DATASET EXCERPT >>
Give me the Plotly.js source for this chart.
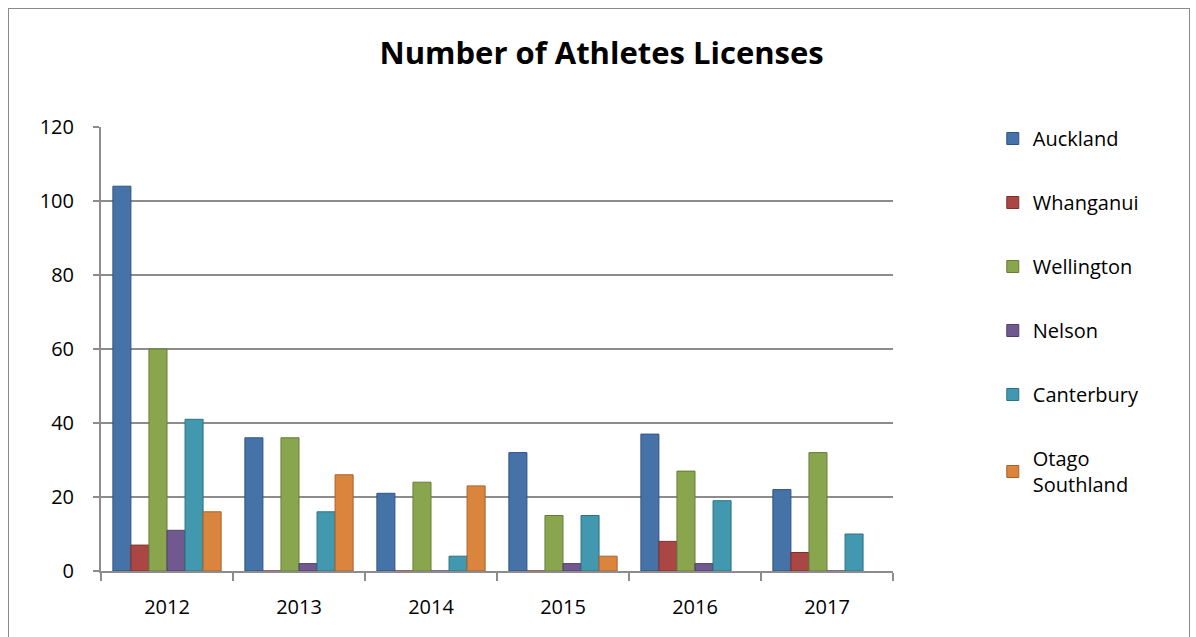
<!DOCTYPE html>
<html>
<head>
<meta charset="utf-8">
<script src="https://cdn.plot.ly/plotly-3.0.1.min.js"></script>
<style>
html,body{margin:0;padding:0;background:#fff;overflow:hidden;}
#chart{width:1196px;height:637px;}
#frame{position:absolute;left:8px;top:8px;width:1180px;height:650px;border:1px solid #8a8a8a;pointer-events:none;}
</style>
</head>
<body>
<div id="chart"></div>
<div id="frame"></div>
<script>
const years = ['2012','2013','2014','2015','2016','2017'];
const auckland   = [104, 36, 21, 32, 37, 22];
const whanganui  = [7, 0, 0, 0, 8, 5];
const wellington = [60, 36, 24, 15, 27, 32];
const nelson     = [11, 2, 0, 2, 2, 0];
const canterbury = [41, 16, 4, 15, 19, 10];
const otago      = [16, 26, 23, 4, null, null];

const seriesNames = ['Auckland','Whanganui','Wellington','Nelson','Canterbury','Otago<br>Southland'];
const seriesData = [auckland, whanganui, wellington, nelson, canterbury, otago];
const colors = ['#4572A7','#AA4643','#89A54E','#71588F','#4198AF','#DB843D'];
const edges  = ['#2f5486','#7f2f2d','#667d37','#513f6a','#2d7285','#a9612a'];

const traces = seriesData.map((d,i)=>({
  type:'bar', x:years, y:d, name:seriesNames[i], legendgroup:'g'+i,
  marker:{color:colors[i], line:{color:edges[i], width:1}},
  hoverinfo:'x+y+name'
}));

const FONT = '"Open Sans", Lato, sans-serif';
const layout = {
  width:1196, height:637,
  margin:{l:101, r:303, t:127, b:66, pad:0},
  paper_bgcolor:'#ffffff', plot_bgcolor:'#ffffff',
  font:{family:FONT, color:'#000', size:20},
  title:{text:'<b>Number of Athletes Licenses</b>', x:0.503, xanchor:'center', y:0.916, yanchor:'middle',
         font:{size:31, family:FONT, color:'#000'}},
  bargap:0.18, bargroupgap:0,
  xaxis:{type:'category', showline:true, linecolor:'#8c8c8c', linewidth:2,
         ticks:'outside', tickson:'boundaries', ticklen:8, tickcolor:'#8c8c8c', tickwidth:2,
         tickfont:{size:20}, showgrid:false, zeroline:false, fixedrange:true, ticklabelstandoff:17},
  yaxis:{range:[0,120], dtick:20, showline:true, linecolor:'#8c8c8c', linewidth:2,
         ticks:'outside', ticklen:6, tickcolor:'#8c8c8c', tickwidth:2,
         showgrid:true, gridcolor:'#8c8c8c', gridwidth:2, zeroline:false,
         tickfont:{size:20}, ticklabelstandoff:15, fixedrange:true},
  legend:{x:1.126, xanchor:'left', y:1.018, yanchor:'top', font:{size:20},
          tracegroupgap:35, maxheight:620, bgcolor:'rgba(0,0,0,0)'},
  showlegend:true
};

Plotly.newPlot('chart', traces, layout, {displayModeBar:false, staticPlot:true});
</script>
</body>
</html>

TASK BRIEF >> Take the material above from its first line through the line holding "4, null, null];" and set it down exactly, without the pictures.

WRITTEN RESPONSE >>
Give me the Plotly.js source for this chart.
<!DOCTYPE html>
<html>
<head>
<meta charset="utf-8">
<script src="https://cdn.plot.ly/plotly-3.0.1.min.js"></script>
<style>
html,body{margin:0;padding:0;background:#fff;overflow:hidden;}
#chart{width:1196px;height:637px;}
#frame{position:absolute;left:8px;top:8px;width:1180px;height:650px;border:1px solid #8a8a8a;pointer-events:none;}
</style>
</head>
<body>
<div id="chart"></div>
<div id="frame"></div>
<script>
const years = ['2012','2013','2014','2015','2016','2017'];
const auckland   = [104, 36, 21, 32, 37, 22];
const whanganui  = [7, 0, 0, 0, 8, 5];
const wellington = [60, 36, 24, 15, 27, 32];
const nelson     = [11, 2, 0, 2, 2, 0];
const canterbury = [41, 16, 4, 15, 19, 10];
const otago      = [16, 26, 23, 4, null, null];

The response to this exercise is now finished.